#### Exercise task:
Write out the material exactly, leaving every picture behind.
§
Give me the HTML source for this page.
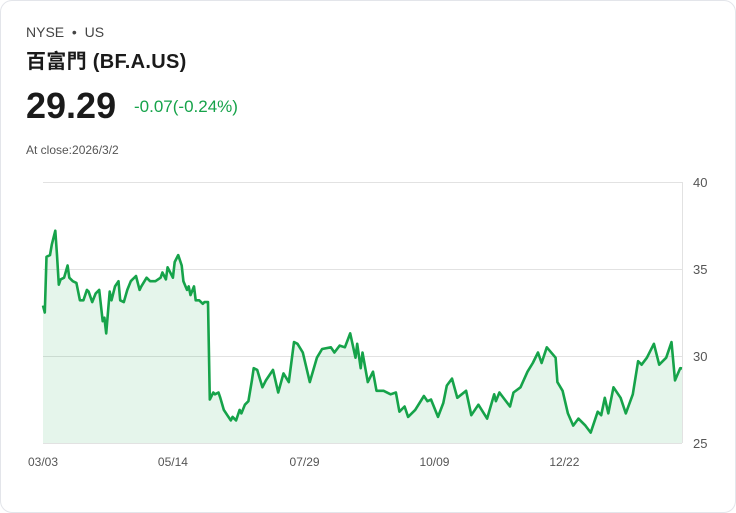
<!DOCTYPE html>
<html><head><meta charset="utf-8"><style>
html,body{margin:0;padding:0;background:#fff;}
body{width:736px;height:513px;overflow:hidden;font-family:"Liberation Sans","Noto Sans CJK TC",sans-serif;}
.card{position:absolute;left:0;top:0;width:734px;height:511px;border:1px solid #e3e5ea;border-radius:12px;background:#fff;}
.t{position:absolute;white-space:nowrap;}
</style></head><body>
<div class="card">
<div class="t" style="left:25px;top:23px;font-size:14px;color:#444;">NYSE &nbsp;•&nbsp; US</div>
<div class="t" style="left:25px;top:44px;font-size:20px;font-weight:bold;color:#1a1a1a;letter-spacing:0.3px;">百富門 (BF.A.US)</div>
<div class="t" style="left:25px;top:84px;font-size:36px;font-weight:bold;color:#1a1a1a;">29.29</div>
<div class="t" style="left:133px;top:96px;font-size:17px;color:#16a34a;">-0.07(-0.24%)</div>
<div class="t" style="left:25px;top:142px;font-size:12px;color:#555;">At close:2026/3/2</div>
<svg id="chart" width="736" height="513" style="position:absolute;left:-1px;top:-1px;"></svg>
</div>
<script>
const days=[0,1,2,4,5,7,8,9,10,12,14,15,17,19,21,23,25,26,28,30,32,34,35,36,38,39,41,43,44,46,48,50,51,53,55,56,59,61,64,67,68,70,71,74,75,77,79,80,82,83,84,86,87,89,91,92,94,95,97,98,100,101,103,105,107,108,110,112,113,115,117,119,120,122,125,127,131,134,137,140,143,145,148,152,156,159,164,166,169,172,175,178,179,181,182,185,188,190,194,198,201,203,206,208,212,217,219,221,225,228,230,233,236,241,244,248,253,257,258,260,263,266,268,272,276,279,282,284,287,292,293,296,299,302,305,309,312,316,318,320,322,325,329,332,336,339,341,344,348,351,355,358,360,363,364];
const prices=[32.9,32.5,35.7,35.8,36.4,37.2,35.8,34.1,34.4,34.5,35.2,34.5,34.3,34.2,33.2,33.2,33.8,33.7,33.1,33.6,33.8,32.0,32.2,31.3,33.7,33.2,34.0,34.3,33.2,33.1,33.8,34.3,34.4,34.6,33.8,34.0,34.5,34.3,34.3,34.5,34.8,34.4,35.1,34.5,35.4,35.8,35.2,34.3,33.8,34.0,33.5,34.0,33.2,33.2,33.0,33.1,33.1,27.5,27.9,27.8,27.9,27.6,26.9,26.6,26.3,26.5,26.3,26.9,26.7,27.2,27.4,28.6,29.3,29.2,28.2,28.6,29.2,27.9,29.0,28.5,30.8,30.7,30.2,28.5,29.9,30.4,30.5,30.2,30.6,30.5,31.3,29.9,30.7,29.3,30.2,28.5,29.1,28.0,28.0,27.8,27.9,26.8,27.1,26.5,26.9,27.7,27.4,27.5,26.5,27.3,28.3,28.7,27.6,28.0,26.6,27.2,26.4,27.8,27.4,27.9,27.5,27.1,27.9,28.2,29.1,29.6,30.2,29.6,30.5,29.9,28.5,28.0,26.7,26.0,26.4,26.0,25.6,26.8,26.6,27.6,26.7,28.2,27.6,26.7,27.8,29.7,29.5,29.9,30.7,29.5,29.9,30.8,28.6,29.3,29.29];
const yTicks=[25,30,35,40];
const xTickDays=[0,74,149,223,297];
const xTickLabels=["03/03","05/14","07/29","10/09","12/22"];
const NS="http://www.w3.org/2000/svg";
const svg=document.getElementById('chart');
const X0=43,X1=682,Y0=443,Y1=182,DMAX=364,VMIN=25,VMAX=40;
const xs=d=>X0+(d/DMAX)*(X1-X0);
const ys=v=>Y0-(v-VMIN)/(VMAX-VMIN)*(Y0-Y1);
function mk(tag,attrs){const e=document.createElementNS(NS,tag);for(const k in attrs)e.setAttribute(k,attrs[k]);svg.appendChild(e);return e;}
yTicks.forEach(v=>{
  const l=mk('line',{x1:X0,x2:X1,y1:ys(v)+0.5,y2:ys(v)+0.5,stroke:'#e2e2e2','stroke-width':1});
  
  
  const t=mk('text',{x:693,y:ys(v)+5,'font-size':13,fill:'#555','font-family':'Liberation Sans, sans-serif'});
  t.textContent=v;
  
  
});
const vl=mk('line',{x1:X1+0.5,x2:X1+0.5,y1:Y1,y2:Y0,stroke:'#e2e2e2','stroke-width':1});


xTickDays.forEach((d,i)=>{
  const t=mk('text',{x:xs(d),y:466,'font-size':12,fill:'#555','text-anchor':'middle','font-family':'Liberation Sans, sans-serif'});
  t.textContent=xTickLabels[i];
  
  
});
let p='';days.forEach((d,i)=>{p+=(i?'L':'M')+xs(d).toFixed(1)+','+ys(prices[i]).toFixed(1);});
const area=mk('path',{d:p+'L'+xs(days[days.length-1])+','+Y0+'L'+xs(days[0])+','+Y0+'Z',fill:'#16a34a','fill-opacity':0.11});


const line=mk('path',{d:p,fill:'none',stroke:'#16a34a','stroke-width':2.6,'stroke-linejoin':'round'});


</script>
</body></html>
§
#### Solution to this problem:
Give me the HTML source for this page.
<!DOCTYPE html>
<html><head><meta charset="utf-8"><style>
html,body{margin:0;padding:0;background:#fff;}
body{width:736px;height:513px;overflow:hidden;font-family:"Liberation Sans","Noto Sans CJK TC",sans-serif;}
.card{position:absolute;left:0;top:0;width:734px;height:511px;border:1px solid #e3e5ea;border-radius:12px;background:#fff;}
.t{position:absolute;white-space:nowrap;}
</style></head><body>
<div class="card">
<div class="t" style="left:25px;top:23px;font-size:14px;color:#444;">NYSE &nbsp;•&nbsp; US</div>
<div class="t" style="left:25px;top:44px;font-size:20px;font-weight:bold;color:#1a1a1a;letter-spacing:0.3px;">百富門 (BF.A.US)</div>
<div class="t" style="left:25px;top:84px;font-size:36px;font-weight:bold;color:#1a1a1a;">29.29</div>
<div class="t" style="left:133px;top:96px;font-size:17px;color:#16a34a;">-0.07(-0.24%)</div>
<div class="t" style="left:25px;top:142px;font-size:12px;color:#555;">At close:2026/3/2</div>
<svg id="chart" width="736" height="513" style="position:absolute;left:-1px;top:-1px;"></svg>
</div>
<script>
const days=[0,1,2,4,5,7,8,9,10,12,14,15,17,19,21,23,25,26,28,30,32,34,35,36,38,39,41,43,44,46,48,50,51,53,55,56,59,61,64,67,68,70,71,74,75,77,79,80,82,83,84,86,87,89,91,92,94,95,97,98,100,101,103,105,107,108,110,112,113,115,117,119,120,122,125,127,131,134,137,140,143,145,148,152,156,159,164,166,169,172,175,178,179,181,182,185,188,190,194,198,201,203,206,208,212,217,219,221,225,228,230,233,236,241,244,248,253,257,258,260,263,266,268,272,276,279,282,284,287,292,293,296,299,302,305,309,312,316,318,320,322,325,329,332,336,339,341,344,348,351,355,358,360,363,364];
const prices=[32.9,32.5,35.7,35.8,36.4,37.2,35.8,34.1,34.4,34.5,35.2,34.5,34.3,34.2,33.2,33.2,33.8,33.7,33.1,33.6,33.8,32.0,32.2,31.3,33.7,33.2,34.0,34.3,33.2,33.1,33.8,34.3,34.4,34.6,33.8,34.0,34.5,34.3,34.3,34.5,34.8,34.4,35.1,34.5,35.4,35.8,35.2,34.3,33.8,34.0,33.5,34.0,33.2,33.2,33.0,33.1,33.1,27.5,27.9,27.8,27.9,27.6,26.9,26.6,26.3,26.5,26.3,26.9,26.7,27.2,27.4,28.6,29.3,29.2,28.2,28.6,29.2,27.9,29.0,28.5,30.8,30.7,30.2,28.5,29.9,30.4,30.5,30.2,30.6,30.5,31.3,29.9,30.7,29.3,30.2,28.5,29.1,28.0,28.0,27.8,27.9,26.8,27.1,26.5,26.9,27.7,27.4,27.5,26.5,27.3,28.3,28.7,27.6,28.0,26.6,27.2,26.4,27.8,27.4,27.9,27.5,27.1,27.9,28.2,29.1,29.6,30.2,29.6,30.5,29.9,28.5,28.0,26.7,26.0,26.4,26.0,25.6,26.8,26.6,27.6,26.7,28.2,27.6,26.7,27.8,29.7,29.5,29.9,30.7,29.5,29.9,30.8,28.6,29.3,29.29];
const yTicks=[25,30,35,40];
const xTickDays=[0,74,149,223,297];
const xTickLabels=["03/03","05/14","07/29","10/09","12/22"];
const NS="http://www.w3.org/2000/svg";
const svg=document.getElementById('chart');
const X0=43,X1=682,Y0=443,Y1=182,DMAX=364,VMIN=25,VMAX=40;
const xs=d=>X0+(d/DMAX)*(X1-X0);
const ys=v=>Y0-(v-VMIN)/(VMAX-VMIN)*(Y0-Y1);
function mk(tag,attrs){const e=document.createElementNS(NS,tag);for(const k in attrs)e.setAttribute(k,attrs[k]);svg.appendChild(e);return e;}
yTicks.forEach(v=>{
  const l=mk('line',{x1:X0,x2:X1,y1:ys(v)+0.5,y2:ys(v)+0.5,stroke:'#e2e2e2','stroke-width':1});
  
  
  const t=mk('text',{x:693,y:ys(v)+5,'font-size':13,fill:'#555','font-family':'Liberation Sans, sans-serif'});
  t.textContent=v;
  
  
});
const vl=mk('line',{x1:X1+0.5,x2:X1+0.5,y1:Y1,y2:Y0,stroke:'#e2e2e2','stroke-width':1});


xTickDays.forEach((d,i)=>{
  const t=mk('text',{x:xs(d),y:466,'font-size':12,fill:'#555','text-anchor':'middle','font-family':'Liberation Sans, sans-serif'});
  t.textContent=xTickLabels[i];
  
  
});
let p='';days.forEach((d,i)=>{p+=(i?'L':'M')+xs(d).toFixed(1)+','+ys(prices[i]).toFixed(1);});
const area=mk('path',{d:p+'L'+xs(days[days.length-1])+','+Y0+'L'+xs(days[0])+','+Y0+'Z',fill:'#16a34a','fill-opacity':0.11});


const line=mk('path',{d:p,fill:'none',stroke:'#16a34a','stroke-width':2.6,'stroke-linejoin':'round'});


</script>
</body></html>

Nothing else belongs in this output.